YOUR INSTRUCTIONS: Write out exactly, please, every line from the beginning of the entries to the line holding "ax.tick_params(axis='y', pad=2)", and no pictures.

GIVEN RECORDS:

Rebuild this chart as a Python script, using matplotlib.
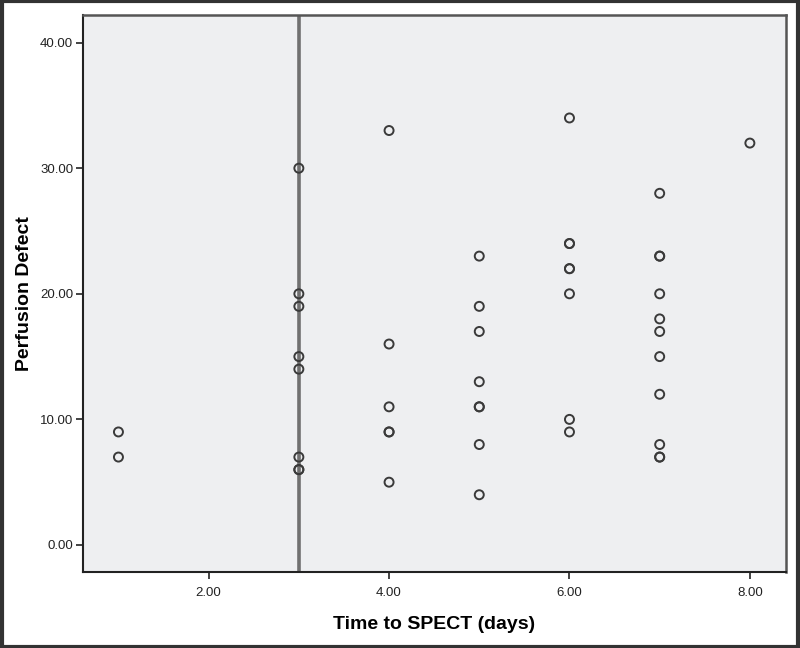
import matplotlib
matplotlib.use("Agg")
import matplotlib.pyplot as plt
from matplotlib.patches import Rectangle

# Data (time to SPECT in days, perfusion defect)
time_days = [1, 1,
             3, 3, 3, 3, 3, 3, 3, 3,
             4, 4, 4, 4, 4, 4,
             5, 5, 5, 5, 5, 5, 5, 5,
             6, 6, 6, 6, 6, 6, 6, 6,
             7, 7, 7, 7, 7, 7, 7, 7, 7, 7, 7,
             8]
perfusion = [9, 7,
             30, 20, 19, 15, 14, 7, 6, 6,
             33, 16, 11, 9, 9, 5,
             23, 19, 17, 13, 11, 11, 8, 4,
             34, 24, 24, 22, 22, 20, 10, 9,
             28, 23, 23, 20, 18, 17, 15, 12, 8, 7, 7,
             32]
x_ticks = [2, 4, 6, 8]
y_ticks = [0, 10, 20, 30, 40]
ref_x = 3

plt.rcParams['font.family'] = ['Liberation Sans', 'DejaVu Sans']

fig = plt.figure(figsize=(8, 6.48), dpi=100)
ax = fig.add_axes([0.10375, 0.1173, 0.8787, 0.8596])
ax.set_facecolor('#eeeff1')

ax.axvline(ref_x, color='#707070', lw=2.6, zorder=1)
ax.scatter(time_days, perfusion, s=42, facecolors='none', edgecolors='#3a3a3a',
           linewidths=1.4, zorder=3)

ax.set_xlim(0.607, 8.40)
ax.set_ylim(-2.15, 42.2)
ax.set_xticks(x_ticks)
ax.set_xticklabels([f"{v:.2f}" for v in x_ticks])
ax.set_yticks(y_ticks)
ax.set_yticklabels([f"{v:.2f}" for v in y_ticks])
ax.tick_params(axis='both', direction='out', length=5, width=1.2, labelsize=9.5,
               colors='#222222')
ax.tick_params(axis='x', pad=6)
ax.tick_params(axis='y', pad=2)

for s in ['left', 'bottom']:
    ax.spines[s].set_color('#222222')
    ax.spines[s].set_linewidth(1.5)
for s in ['top', 'right']:
    ax.spines[s].set_color('#555555')
    ax.spines[s].set_linewidth(1.8)

ax.set_xlabel('Time to SPECT (days)', fontsize=14, fontweight='bold', labelpad=12)
ax.set_ylabel('Perfusion Defect', fontsize=14, fontweight='bold', labelpad=5)

fig.patches.append(Rectangle((0.002, 0.002), 0.996, 0.996, transform=fig.transFigure,
                             fill=False, edgecolor='#333333', lw=3))

fig.savefig('out.png', dpi=100)
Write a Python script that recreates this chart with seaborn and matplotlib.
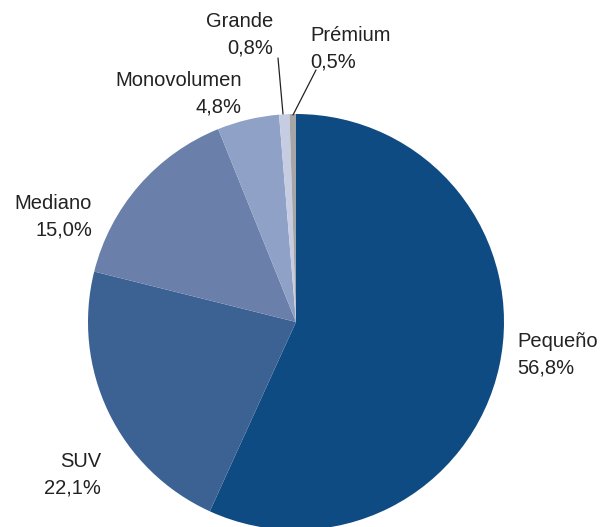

RESULT:
Rebuild this chart as a Python script, using matplotlib.
import matplotlib
matplotlib.use("Agg")
import matplotlib.pyplot as plt
from matplotlib.patches import Rectangle

# Data (time to SPECT in days, perfusion defect)
time_days = [1, 1,
             3, 3, 3, 3, 3, 3, 3, 3,
             4, 4, 4, 4, 4, 4,
             5, 5, 5, 5, 5, 5, 5, 5,
             6, 6, 6, 6, 6, 6, 6, 6,
             7, 7, 7, 7, 7, 7, 7, 7, 7, 7, 7,
             8]
perfusion = [9, 7,
             30, 20, 19, 15, 14, 7, 6, 6,
             33, 16, 11, 9, 9, 5,
             23, 19, 17, 13, 11, 11, 8, 4,
             34, 24, 24, 22, 22, 20, 10, 9,
             28, 23, 23, 20, 18, 17, 15, 12, 8, 7, 7,
             32]
x_ticks = [2, 4, 6, 8]
y_ticks = [0, 10, 20, 30, 40]
ref_x = 3

plt.rcParams['font.family'] = ['Liberation Sans', 'DejaVu Sans']

fig = plt.figure(figsize=(8, 6.48), dpi=100)
ax = fig.add_axes([0.10375, 0.1173, 0.8787, 0.8596])
ax.set_facecolor('#eeeff1')

ax.axvline(ref_x, color='#707070', lw=2.6, zorder=1)
ax.scatter(time_days, perfusion, s=42, facecolors='none', edgecolors='#3a3a3a',
           linewidths=1.4, zorder=3)

ax.set_xlim(0.607, 8.40)
ax.set_ylim(-2.15, 42.2)
ax.set_xticks(x_ticks)
ax.set_xticklabels([f"{v:.2f}" for v in x_ticks])
ax.set_yticks(y_ticks)
ax.set_yticklabels([f"{v:.2f}" for v in y_ticks])
ax.tick_params(axis='both', direction='out', length=5, width=1.2, labelsize=9.5,
               colors='#222222')
ax.tick_params(axis='x', pad=6)
ax.tick_params(axis='y', pad=2)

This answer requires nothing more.